> [WHAT NEEDS TO BE DONE]: Each line from the top of the listing through the one holding "labels = ['군집1', '군집2', '군집3', '군집4']" should be restated word for word, with nothing added and no pictures.

*****

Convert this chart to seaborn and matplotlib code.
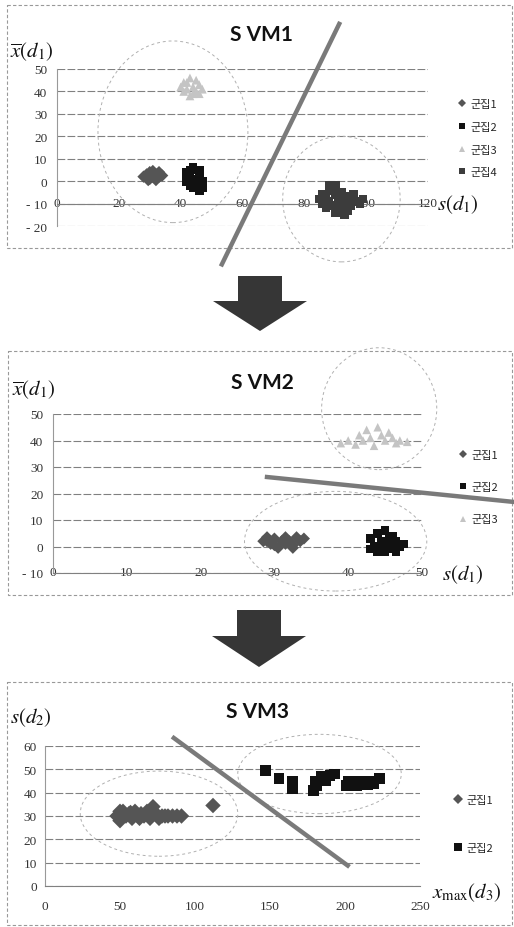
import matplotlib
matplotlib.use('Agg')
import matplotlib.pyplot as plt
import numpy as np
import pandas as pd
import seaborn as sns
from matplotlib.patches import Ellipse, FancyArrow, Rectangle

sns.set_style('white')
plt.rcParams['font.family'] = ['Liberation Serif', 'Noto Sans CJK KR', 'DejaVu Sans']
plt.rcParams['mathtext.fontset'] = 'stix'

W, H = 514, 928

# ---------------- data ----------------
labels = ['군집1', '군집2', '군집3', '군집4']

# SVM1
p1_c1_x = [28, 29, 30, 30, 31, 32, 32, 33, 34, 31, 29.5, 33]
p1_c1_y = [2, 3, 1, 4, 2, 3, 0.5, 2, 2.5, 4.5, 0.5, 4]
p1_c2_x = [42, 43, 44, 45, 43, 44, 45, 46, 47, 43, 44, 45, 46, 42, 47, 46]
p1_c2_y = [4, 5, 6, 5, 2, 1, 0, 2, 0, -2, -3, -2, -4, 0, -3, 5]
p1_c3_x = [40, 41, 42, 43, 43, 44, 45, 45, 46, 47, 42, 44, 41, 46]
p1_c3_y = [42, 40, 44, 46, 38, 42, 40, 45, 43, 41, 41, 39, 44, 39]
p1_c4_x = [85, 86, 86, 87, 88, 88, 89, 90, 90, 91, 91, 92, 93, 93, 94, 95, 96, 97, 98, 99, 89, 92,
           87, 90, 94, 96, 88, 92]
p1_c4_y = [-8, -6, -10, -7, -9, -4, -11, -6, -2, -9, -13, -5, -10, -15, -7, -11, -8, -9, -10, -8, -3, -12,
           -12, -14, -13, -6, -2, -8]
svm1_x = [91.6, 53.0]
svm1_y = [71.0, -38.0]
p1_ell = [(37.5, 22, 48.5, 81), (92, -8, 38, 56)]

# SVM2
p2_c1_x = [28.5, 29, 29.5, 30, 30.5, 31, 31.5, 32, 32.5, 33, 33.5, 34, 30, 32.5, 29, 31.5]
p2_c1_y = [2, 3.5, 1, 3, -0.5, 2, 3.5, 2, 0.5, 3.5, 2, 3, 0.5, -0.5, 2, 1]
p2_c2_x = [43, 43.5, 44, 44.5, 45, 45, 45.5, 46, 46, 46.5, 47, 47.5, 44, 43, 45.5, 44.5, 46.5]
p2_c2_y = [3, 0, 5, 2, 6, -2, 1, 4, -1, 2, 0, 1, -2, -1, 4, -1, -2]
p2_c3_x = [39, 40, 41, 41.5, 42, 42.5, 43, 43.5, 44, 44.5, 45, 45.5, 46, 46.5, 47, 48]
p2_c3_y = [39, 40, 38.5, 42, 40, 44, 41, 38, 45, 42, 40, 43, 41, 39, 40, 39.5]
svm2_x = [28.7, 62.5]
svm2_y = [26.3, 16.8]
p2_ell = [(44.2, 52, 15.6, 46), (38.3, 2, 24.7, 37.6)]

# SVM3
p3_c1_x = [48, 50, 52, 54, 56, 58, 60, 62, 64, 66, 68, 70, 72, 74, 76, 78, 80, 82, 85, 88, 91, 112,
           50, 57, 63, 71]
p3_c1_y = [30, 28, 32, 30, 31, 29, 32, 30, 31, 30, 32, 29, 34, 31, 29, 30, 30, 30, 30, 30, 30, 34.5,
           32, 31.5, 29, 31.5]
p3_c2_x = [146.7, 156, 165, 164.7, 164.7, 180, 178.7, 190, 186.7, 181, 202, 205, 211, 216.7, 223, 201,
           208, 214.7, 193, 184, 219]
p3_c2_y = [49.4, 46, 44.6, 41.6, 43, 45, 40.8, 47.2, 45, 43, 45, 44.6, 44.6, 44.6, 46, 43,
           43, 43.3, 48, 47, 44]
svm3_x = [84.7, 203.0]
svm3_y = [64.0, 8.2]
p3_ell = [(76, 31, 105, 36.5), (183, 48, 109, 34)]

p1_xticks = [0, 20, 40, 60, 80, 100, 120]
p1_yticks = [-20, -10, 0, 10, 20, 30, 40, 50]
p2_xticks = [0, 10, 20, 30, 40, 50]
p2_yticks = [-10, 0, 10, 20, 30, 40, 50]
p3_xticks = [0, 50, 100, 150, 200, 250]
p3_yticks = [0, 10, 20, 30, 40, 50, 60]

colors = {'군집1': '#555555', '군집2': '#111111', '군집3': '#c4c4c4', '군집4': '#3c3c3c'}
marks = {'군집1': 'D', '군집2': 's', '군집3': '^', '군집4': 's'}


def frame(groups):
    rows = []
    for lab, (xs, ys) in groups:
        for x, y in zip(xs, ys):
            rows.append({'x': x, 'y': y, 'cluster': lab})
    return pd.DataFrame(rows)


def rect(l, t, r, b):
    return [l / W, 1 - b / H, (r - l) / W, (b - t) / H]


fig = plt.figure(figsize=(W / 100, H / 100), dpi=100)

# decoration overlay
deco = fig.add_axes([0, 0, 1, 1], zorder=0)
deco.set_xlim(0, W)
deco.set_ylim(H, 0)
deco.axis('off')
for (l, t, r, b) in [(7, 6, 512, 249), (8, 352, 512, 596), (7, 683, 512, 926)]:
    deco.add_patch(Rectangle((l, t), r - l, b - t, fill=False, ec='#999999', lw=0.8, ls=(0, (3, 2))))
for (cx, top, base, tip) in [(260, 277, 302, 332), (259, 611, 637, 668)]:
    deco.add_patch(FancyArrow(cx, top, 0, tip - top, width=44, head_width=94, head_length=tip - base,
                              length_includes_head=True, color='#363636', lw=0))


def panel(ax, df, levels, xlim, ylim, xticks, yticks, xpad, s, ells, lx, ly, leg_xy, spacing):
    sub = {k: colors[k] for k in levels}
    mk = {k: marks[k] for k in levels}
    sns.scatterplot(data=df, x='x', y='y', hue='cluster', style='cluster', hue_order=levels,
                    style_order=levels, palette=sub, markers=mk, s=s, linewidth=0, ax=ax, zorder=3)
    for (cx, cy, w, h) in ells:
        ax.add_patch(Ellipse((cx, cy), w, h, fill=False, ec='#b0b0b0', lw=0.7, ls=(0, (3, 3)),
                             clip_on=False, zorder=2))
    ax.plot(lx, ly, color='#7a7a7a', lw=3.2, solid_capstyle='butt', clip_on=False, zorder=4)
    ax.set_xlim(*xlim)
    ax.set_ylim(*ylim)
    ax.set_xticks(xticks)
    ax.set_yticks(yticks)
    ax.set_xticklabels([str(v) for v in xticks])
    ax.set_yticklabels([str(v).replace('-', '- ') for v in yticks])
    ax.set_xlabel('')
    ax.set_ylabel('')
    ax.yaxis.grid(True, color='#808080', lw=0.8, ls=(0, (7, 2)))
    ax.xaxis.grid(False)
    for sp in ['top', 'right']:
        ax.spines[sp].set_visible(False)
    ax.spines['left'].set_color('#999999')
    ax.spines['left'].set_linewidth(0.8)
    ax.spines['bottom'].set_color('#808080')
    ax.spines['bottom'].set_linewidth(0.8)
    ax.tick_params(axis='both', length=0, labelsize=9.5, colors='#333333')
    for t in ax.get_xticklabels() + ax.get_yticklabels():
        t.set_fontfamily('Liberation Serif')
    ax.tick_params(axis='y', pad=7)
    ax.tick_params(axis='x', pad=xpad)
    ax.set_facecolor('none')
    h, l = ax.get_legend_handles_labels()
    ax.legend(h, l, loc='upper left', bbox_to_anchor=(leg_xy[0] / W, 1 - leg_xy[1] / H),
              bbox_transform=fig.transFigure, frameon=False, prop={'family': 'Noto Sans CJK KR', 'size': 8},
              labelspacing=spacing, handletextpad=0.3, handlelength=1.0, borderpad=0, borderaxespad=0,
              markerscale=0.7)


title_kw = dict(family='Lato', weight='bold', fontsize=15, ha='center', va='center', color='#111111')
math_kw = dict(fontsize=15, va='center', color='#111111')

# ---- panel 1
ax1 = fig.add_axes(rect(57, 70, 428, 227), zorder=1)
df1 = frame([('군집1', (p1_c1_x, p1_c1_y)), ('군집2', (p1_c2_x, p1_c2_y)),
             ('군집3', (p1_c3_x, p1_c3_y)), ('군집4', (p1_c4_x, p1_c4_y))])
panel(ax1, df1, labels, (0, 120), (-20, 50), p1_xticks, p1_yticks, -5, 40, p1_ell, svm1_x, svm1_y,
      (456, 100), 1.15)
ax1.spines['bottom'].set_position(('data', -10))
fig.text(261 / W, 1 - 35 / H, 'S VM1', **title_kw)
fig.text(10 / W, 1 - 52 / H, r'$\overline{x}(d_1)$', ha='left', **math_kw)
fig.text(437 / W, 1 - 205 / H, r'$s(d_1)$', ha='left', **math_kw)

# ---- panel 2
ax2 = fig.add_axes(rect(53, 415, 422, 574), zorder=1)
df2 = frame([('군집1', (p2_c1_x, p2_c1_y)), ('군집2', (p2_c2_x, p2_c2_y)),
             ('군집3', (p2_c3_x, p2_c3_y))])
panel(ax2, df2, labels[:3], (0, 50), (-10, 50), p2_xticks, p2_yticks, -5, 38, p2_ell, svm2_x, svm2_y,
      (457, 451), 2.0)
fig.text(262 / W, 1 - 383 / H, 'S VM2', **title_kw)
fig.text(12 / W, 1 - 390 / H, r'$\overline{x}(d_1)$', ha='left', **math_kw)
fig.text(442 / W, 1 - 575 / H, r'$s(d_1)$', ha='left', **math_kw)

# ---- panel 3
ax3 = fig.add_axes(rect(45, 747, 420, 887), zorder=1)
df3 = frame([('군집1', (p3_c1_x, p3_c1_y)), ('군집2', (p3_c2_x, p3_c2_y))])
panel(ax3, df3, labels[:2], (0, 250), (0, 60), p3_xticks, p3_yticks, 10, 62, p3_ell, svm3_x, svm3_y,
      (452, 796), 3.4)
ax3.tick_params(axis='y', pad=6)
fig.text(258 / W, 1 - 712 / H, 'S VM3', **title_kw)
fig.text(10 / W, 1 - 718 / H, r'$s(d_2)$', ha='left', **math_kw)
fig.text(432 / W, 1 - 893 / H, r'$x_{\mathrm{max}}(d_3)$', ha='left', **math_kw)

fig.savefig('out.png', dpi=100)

*****

> [RESPONSE]:
Convert this chart to seaborn and matplotlib code.
import matplotlib
matplotlib.use('Agg')
import matplotlib.pyplot as plt
import numpy as np
import pandas as pd
import seaborn as sns
from matplotlib.patches import Ellipse, FancyArrow, Rectangle

sns.set_style('white')
plt.rcParams['font.family'] = ['Liberation Serif', 'Noto Sans CJK KR', 'DejaVu Sans']
plt.rcParams['mathtext.fontset'] = 'stix'

W, H = 514, 928

# ---------------- data ----------------
labels = ['군집1', '군집2', '군집3', '군집4']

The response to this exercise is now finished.